Iran’s oil sales soar past pre-war levels

Iran’s oil exports have bounced back to surpass pre-war levels, data from analytics firm Kpler show, as regional producers have scaled back production due to difficulties exporting the commodity through the Strait of Hormuz in the Persian Gulf.
According to Kpler, since the outbreak of the US-Israeli war against Iran on February 28, nine tankers have loaded Iranian oil and departed the Persian Gulf, mostly heading towards China, which has been identified by tracking firms as the main buyer of Iranian barrels over the past few years.
Data indicate that tankers have been loading an average of 2.1mn barrels of Iranian crude oil per day, exceeding Iran’s daily exports of 2mn barrels in early February and before the conflict began.
At least 13.7mn barrels of Iranian oil have made their way from the narrow waterway to China since the start of the war, according to figures obtained from ship-tracking companies, Tasnim News Agency wrote on March 12.
While major shipping companies have halted operations in the region, tankers linked to Iran continue to sail through the strait.
The increase in Iranian oil loadings comes despite vessels being hesitant to brazenly navigate the Strait of Hormuz, an artery through which 20% of the world’s oil passes.
Iran’s Islamic Revolutionary Guard Corps (IRGC) has targeted at least 15 vessels since the start of the conflict for ignoring warnings about the waterway’s closure.
The IRGC says passage through the strait is unsafe due to crossfire between parties involved in the conflict. Iran is exporting more oil than it did before the war, demonstrating that Tehran maintains control over this strategic waterway.

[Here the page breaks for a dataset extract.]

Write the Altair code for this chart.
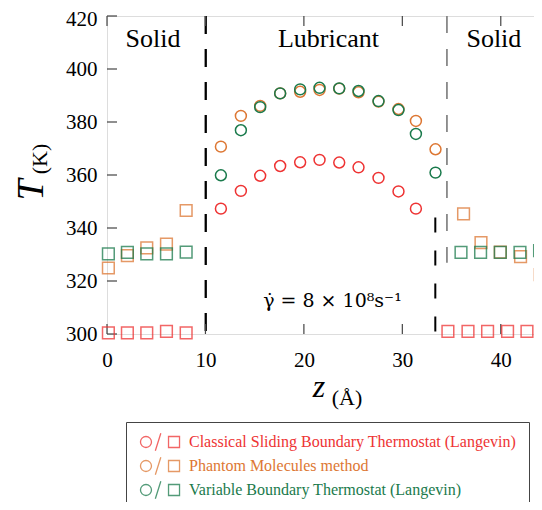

Meanwhile, Persian Gulf oil producers, ranging from Saudi Arabia to Iraq, have reduced their output and are trying to find alternative routes other than the Strait of Hormuz.
Disruptions to oil flow in the strait have led to a sudden surge in prices, with oil fluctuating between $80 and $120 per barrel during wartime, now hovering around $100 per barrel.
Market intelligence firm IIR Energy announced that nearly 1.9mn barrels per day (bpd) of crude oil refining capacity in the Persian Gulf had been shut down due to the conflict and disruptions to oil shipments passing through the Strait of Hormuz.
According to the industry monitor, the idle refining capacity includes production fluctuations in Bahrain, Iraq, Kuwait, Qatar, Saudi Arabia, and the United Arab Emirates.
Furthermore, according to a report by JP Morgan, if the Strait of Hormuz were to be blocked for two weeks, the Persian Gulf’s oil supply could fall to around 3.8mn bpd.